GIVEN REQUEST:
Below this line is a listing that includes pictures. Copy exactly, and only, the lines from the one containing "Recreate this image" through the one containing "Pie, Cell, Legend"; the pictures do not go in the copy.

DATA SUPPLIED:
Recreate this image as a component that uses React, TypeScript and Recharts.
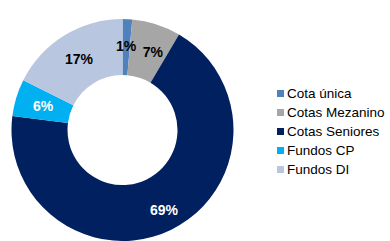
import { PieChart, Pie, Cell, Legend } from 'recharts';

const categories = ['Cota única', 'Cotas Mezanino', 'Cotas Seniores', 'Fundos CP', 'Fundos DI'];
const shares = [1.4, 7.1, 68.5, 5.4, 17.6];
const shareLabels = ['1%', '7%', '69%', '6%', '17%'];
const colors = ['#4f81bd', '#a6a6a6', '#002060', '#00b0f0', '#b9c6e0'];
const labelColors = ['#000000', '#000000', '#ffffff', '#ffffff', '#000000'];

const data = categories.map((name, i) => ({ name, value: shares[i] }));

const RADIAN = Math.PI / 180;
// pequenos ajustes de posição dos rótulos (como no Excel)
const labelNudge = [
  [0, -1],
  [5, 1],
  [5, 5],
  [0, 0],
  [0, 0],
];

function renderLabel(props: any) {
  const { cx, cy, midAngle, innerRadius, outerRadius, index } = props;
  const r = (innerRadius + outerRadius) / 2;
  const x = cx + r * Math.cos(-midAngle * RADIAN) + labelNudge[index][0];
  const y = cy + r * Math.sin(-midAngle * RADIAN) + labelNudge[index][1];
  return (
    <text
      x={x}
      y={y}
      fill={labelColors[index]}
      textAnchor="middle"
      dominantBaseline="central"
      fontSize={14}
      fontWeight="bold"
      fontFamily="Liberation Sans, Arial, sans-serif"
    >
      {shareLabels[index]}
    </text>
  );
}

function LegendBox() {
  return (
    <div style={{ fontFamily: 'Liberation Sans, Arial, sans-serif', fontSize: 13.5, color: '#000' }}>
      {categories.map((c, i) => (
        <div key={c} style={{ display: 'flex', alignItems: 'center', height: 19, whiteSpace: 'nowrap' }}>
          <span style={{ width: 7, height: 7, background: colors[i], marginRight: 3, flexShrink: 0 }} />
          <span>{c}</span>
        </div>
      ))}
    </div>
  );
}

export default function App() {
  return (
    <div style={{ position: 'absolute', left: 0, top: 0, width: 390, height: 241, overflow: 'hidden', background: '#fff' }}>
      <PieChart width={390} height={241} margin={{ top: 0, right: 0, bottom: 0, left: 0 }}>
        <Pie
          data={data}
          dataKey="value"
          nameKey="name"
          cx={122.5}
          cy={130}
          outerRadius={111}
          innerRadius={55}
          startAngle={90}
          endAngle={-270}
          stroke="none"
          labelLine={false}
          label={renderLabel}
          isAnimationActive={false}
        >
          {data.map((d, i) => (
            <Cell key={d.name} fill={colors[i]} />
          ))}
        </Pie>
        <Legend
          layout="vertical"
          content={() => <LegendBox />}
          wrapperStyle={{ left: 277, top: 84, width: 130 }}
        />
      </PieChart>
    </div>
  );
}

* * *

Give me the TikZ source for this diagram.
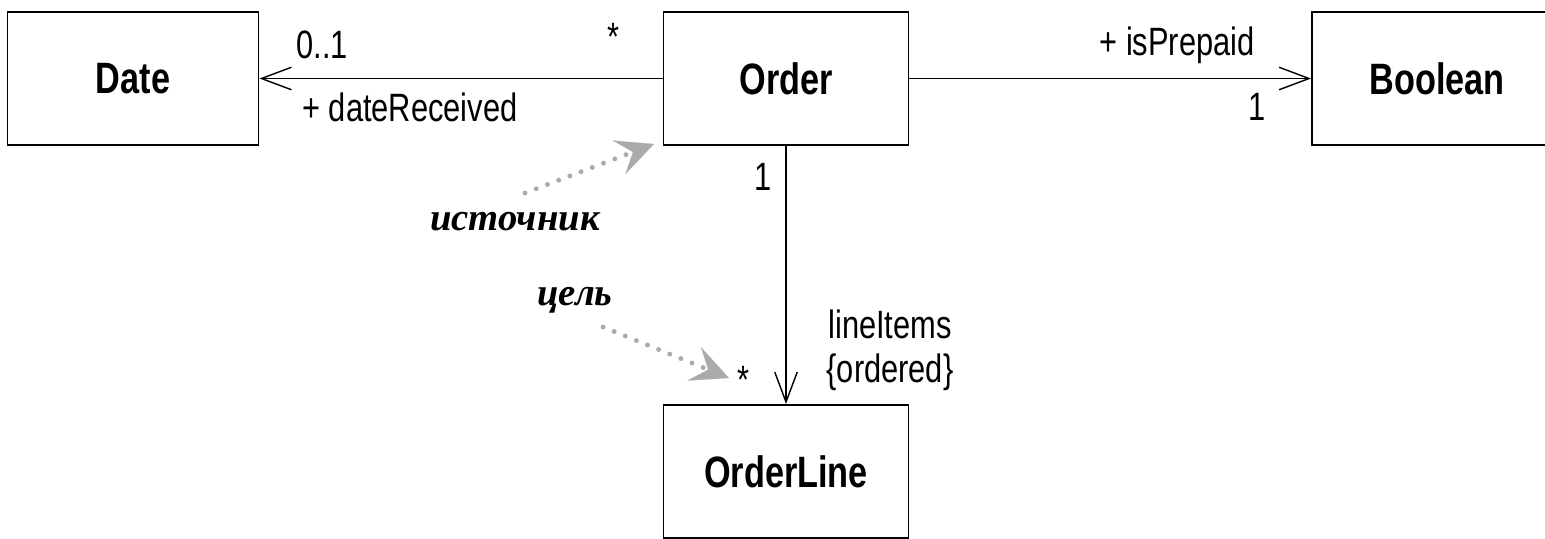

RIGHT ANSWER:
Recreate this image as a component that uses React, TypeScript and Recharts.
import { PieChart, Pie, Cell, Legend } from 'recharts';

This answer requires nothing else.